Henry Kissinger, the renowned American diplomat and Nobel Peace Prize winner, has passed away at the age of 100. His geopolitical influence and diplomatic contributions left an indelible mark on US foreign policy. Kissinger served as Secretary of State under Presidents Richard Nixon and Gerald Ford during the 1970s, playing a pivotal role in epoch-changing global events. His efforts led to the diplomatic opening of China, arms control talks with the Soviet Union, and significant developments in the Middle East.

Controversial Legacy and Lasting Impact

While Kissinger is lauded for his brilliance and experience, his legacy is not without controversy. Critics have labeled him a war criminal for supporting anti-communist dictatorships, particularly in Latin America. Despite the accolades, he faced scrutiny for his role in the US secret bombing of Cambodia during the Vietnam War. The Nobel Peace Prize awarded to Kissinger in 1973, shared with North Vietnam’s Le Duc Tho (who declined it), remains one of the most controversial in history. His diplomatic prowess waned with Nixon’s resignation but continued to shape US foreign policy for years.
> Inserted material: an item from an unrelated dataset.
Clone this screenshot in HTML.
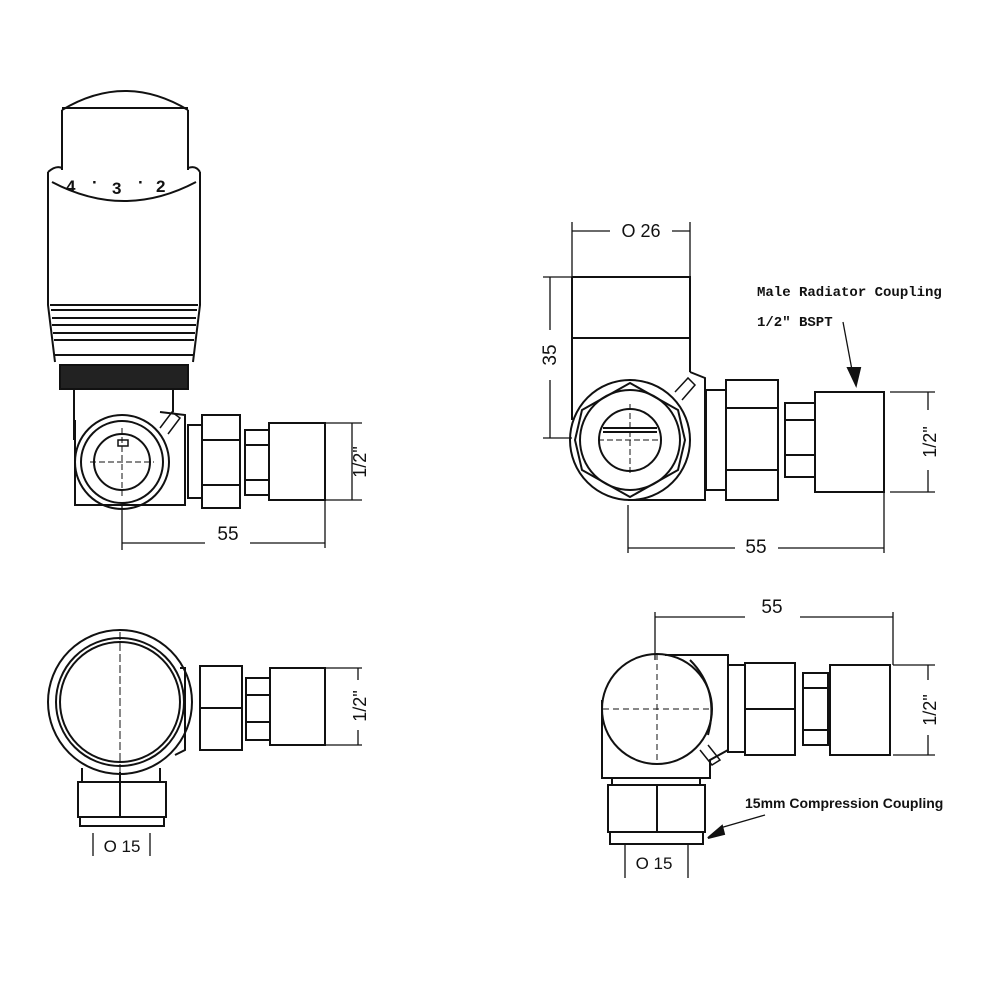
<!DOCTYPE html>
<html><head><meta charset="utf-8"><style>
html,body{margin:0;padding:0;background:#fff}
svg{display:block}
text{font-family:"Liberation Sans",sans-serif;fill:#111}
.m{font-family:"Liberation Mono",monospace;font-weight:bold;font-size:14px}
</style></head><body>
<svg width="1000" height="1000" viewBox="0 0 1000 1000" xmlns="http://www.w3.org/2000/svg">
<g fill="none" stroke="#111" stroke-width="2">
<!-- ===== TOP LEFT ===== -->
<path d="M62,110 Q125,72 188,110"/>
<path d="M62,110 L62,170 M188,110 L188,170 M62,108 L188,108"/>
<path d="M48,172 Q56,165 62,168 M188,168 Q196,165 200,172"/>
<path d="M48,172 L48,305 L55,362 M200,172 L200,305 L193,362"/>
<path d="M52,182 Q124,220 196,182"/>
<path d="M50,305 L198,305 M51,310 L197,310 M52,318 L196,318 M52,325 L196,325 M53,333 L195,333 M54,340 L194,340 M55,355 L193,355"/>
<rect x="60" y="365" width="128" height="24" fill="#222"/>
<path d="M74,389 L74,440 M173,389 L173,412"/>
<path d="M75,420 L75,505 L185,505 L185,415 L160,412"/>
<circle cx="122" cy="462" r="47"/>
<circle cx="122" cy="462" r="41"/>
<circle cx="122" cy="462" r="28"/>
<path d="M118,440 L128,440 L128,446 L118,446 Z" stroke-width="1.5"/>
<path d="M90,462 L154,462 M122,428 L122,496" stroke-width="1" stroke-dasharray="6,3"/>
<path d="M160,428 L172,412 L180,418 L168,434" stroke-width="1.5"/>
<rect x="188" y="425" width="14" height="73"/>
<rect x="202" y="415" width="38" height="93"/>
<path d="M202,440 L240,440 M202,485 L240,485"/>
<rect x="245" y="430" width="24" height="65"/>
<path d="M245,445 L269,445 M245,480 L269,480"/>
<rect x="269" y="423" width="56" height="77"/>
<g stroke-width="1.3">
<path d="M325,423 L362,423 M325,500 L362,500 M352,423 L352,500"/>
<path d="M122,505 L122,550 M325,500 L325,548 M122,543 L205,543 M250,543 L325,543"/>
<!-- ===== TOP RIGHT ===== -->
<path d="M572,222 L572,278 M690,222 L690,278 M572,231 L610,231 M672,231 L690,231"/>
<path d="M543,277 L572,277 M543,438 L572,438 M550,277 L550,330 M550,380 L550,438"/>
<path d="M890,392 L935,392 M890,492 L935,492 M928,392 L928,410 M928,470 L928,492"/>
<path d="M628,505 L628,553 M884,492 L884,553 M628,548 L735,548 M778,548 L884,548"/>
<path d="M843,322 L852,370"/>
</g>
<path d="M572,277 L690,277 L690,372 M572,277 L572,420 M572,338 L690,338"/>
<path d="M690,372 L705,378 L705,500 L628,500"/>
<circle cx="630" cy="440" r="60"/>
<polygon points="630,383 678,410 685,440 678,470 630,497 582,470 575,440 582,410"/>
<circle cx="630" cy="440" r="50"/>
<circle cx="630" cy="440" r="31"/>
<path d="M603,428 L657,428 M603,432 L657,432"/>
<path d="M598,440 L662,440 M630,404 L630,476" stroke-width="1" stroke-dasharray="6,3"/>
<path d="M675,392 L688,378 L695,385 L682,400" stroke-width="1.5"/>
<rect x="706" y="390" width="20" height="100"/>
<rect x="726" y="380" width="52" height="120"/>
<path d="M726,408 L778,408 M726,470 L778,470"/>
<rect x="785" y="403" width="30" height="74"/>
<path d="M785,420 L815,420 M785,455 L815,455"/>
<rect x="815" y="392" width="69" height="100"/>
<polygon points="848,368 860,368 856,385" fill="#111"/>
<!-- ===== BOTTOM LEFT ===== -->
<circle cx="120" cy="702" r="72"/>
<circle cx="120" cy="702" r="64"/>
<circle cx="120" cy="702" r="60"/>
<path d="M120,632 L120,772" stroke-width="1" stroke-dasharray="8,3"/>
<path d="M180,668 L185,668 L185,750 L175,755"/>
<rect x="200" y="666" width="42" height="84"/>
<path d="M200,708 L242,708"/>
<rect x="246" y="678" width="24" height="62"/>
<path d="M246,695 L270,695 M246,722 L270,722"/>
<rect x="270" y="668" width="55" height="77"/>
<path d="M82,768 L82,782 M160,768 L160,782"/>
<rect x="78" y="782" width="88" height="35"/>
<rect x="80" y="817" width="84" height="9"/>
<path d="M120,772 L120,817"/>
<g stroke-width="1.3">
<path d="M325,668 L362,668 M325,745 L362,745 M358,668 L358,680 M358,730 L358,745"/>
<path d="M93,833 L93,856 M150,833 L150,856"/>
<!-- ===== BOTTOM RIGHT ===== -->
<path d="M655,612 L655,660 M893,612 L893,665 M655,617 L745,617 M800,617 L893,617"/>
<path d="M893,665 L935,665 M893,755 L935,755 M928,665 L928,680 M928,735 L928,755"/>
<path d="M625,845 L625,878 M688,845 L688,878"/>
<path d="M720,828 L765,815"/>
</g>
<circle cx="657" cy="709" r="55"/>
<path d="M603,709 L712,709 M657,654 L657,764" stroke-width="1" stroke-dasharray="6,4"/>
<path d="M690,660 Q720,690 708,735"/>
<path d="M602,700 L602,778 L710,778 L710,760 L728,750 L728,655 L665,655"/>
<path d="M700,750 L712,765 L720,760 L708,745" stroke-width="1.5"/>
<rect x="728" y="665" width="17" height="87"/>
<rect x="745" y="663" width="50" height="92"/>
<path d="M745,709 L795,709"/>
<rect x="803" y="673" width="25" height="72"/>
<path d="M803,688 L828,688 M803,730 L828,730"/>
<rect x="830" y="665" width="60" height="90"/>
<path d="M612,778 L612,785 M700,778 L700,785"/>
<rect x="608" y="785" width="97" height="47"/>
<rect x="610" y="832" width="93" height="12"/>
<path d="M657,785 L657,832"/>
<polygon points="708,838 722,826 724,834" fill="#111"/>
</g>
<!-- text -->
<g font-size="16">
<text x="228" y="540" text-anchor="middle" font-size="19">55</text>
<text transform="translate(366,462) rotate(-90)" text-anchor="middle" font-size="18">1/2"</text>
<text x="641" y="237" text-anchor="middle" font-size="18">O 26</text>
<text transform="translate(556,355) rotate(-90)" text-anchor="middle" font-size="19">35</text>
<text transform="translate(936,442) rotate(-90)" text-anchor="middle" font-size="18">1/2"</text>
<text x="756" y="553" text-anchor="middle" font-size="19">55</text>
<text transform="translate(366,706) rotate(-90)" text-anchor="middle" font-size="18">1/2"</text>
<text x="122" y="852" text-anchor="middle" font-size="17">O 15</text>
<text x="772" y="613" text-anchor="middle" font-size="19">55</text>
<text transform="translate(936,710) rotate(-90)" text-anchor="middle" font-size="18">1/2"</text>
<text x="654" y="869" text-anchor="middle" font-size="17">O 15</text>
<text x="745" y="808" font-size="14" font-weight="bold">15mm Compression Coupling</text>
</g>
<text class="m" x="757" y="296">Male Radiator Coupling</text>
<text class="m" x="757" y="326">1/2" BSPT</text>
<g font-size="17" font-weight="bold">
<text x="66" y="192">4</text><text x="92" y="188">·</text>
<text x="112" y="194">3</text><text x="138" y="188">·</text>
<text x="156" y="192">2</text>
</g>
</svg>
</body></html>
Life Beyond Politics and Diplomacy

Beyond his political career, Kissinger remained active past his centenary. He authored books on leadership, attended White House meetings, and testified before a Senate committee on global threats. Despite his dour public image, Kissinger was known for his personal life, often seen as a ladies’ man during his bachelor days. His contributions to international relations and his complex legacy will continue to be subjects of analysis and debate in the field of diplomacy and political history.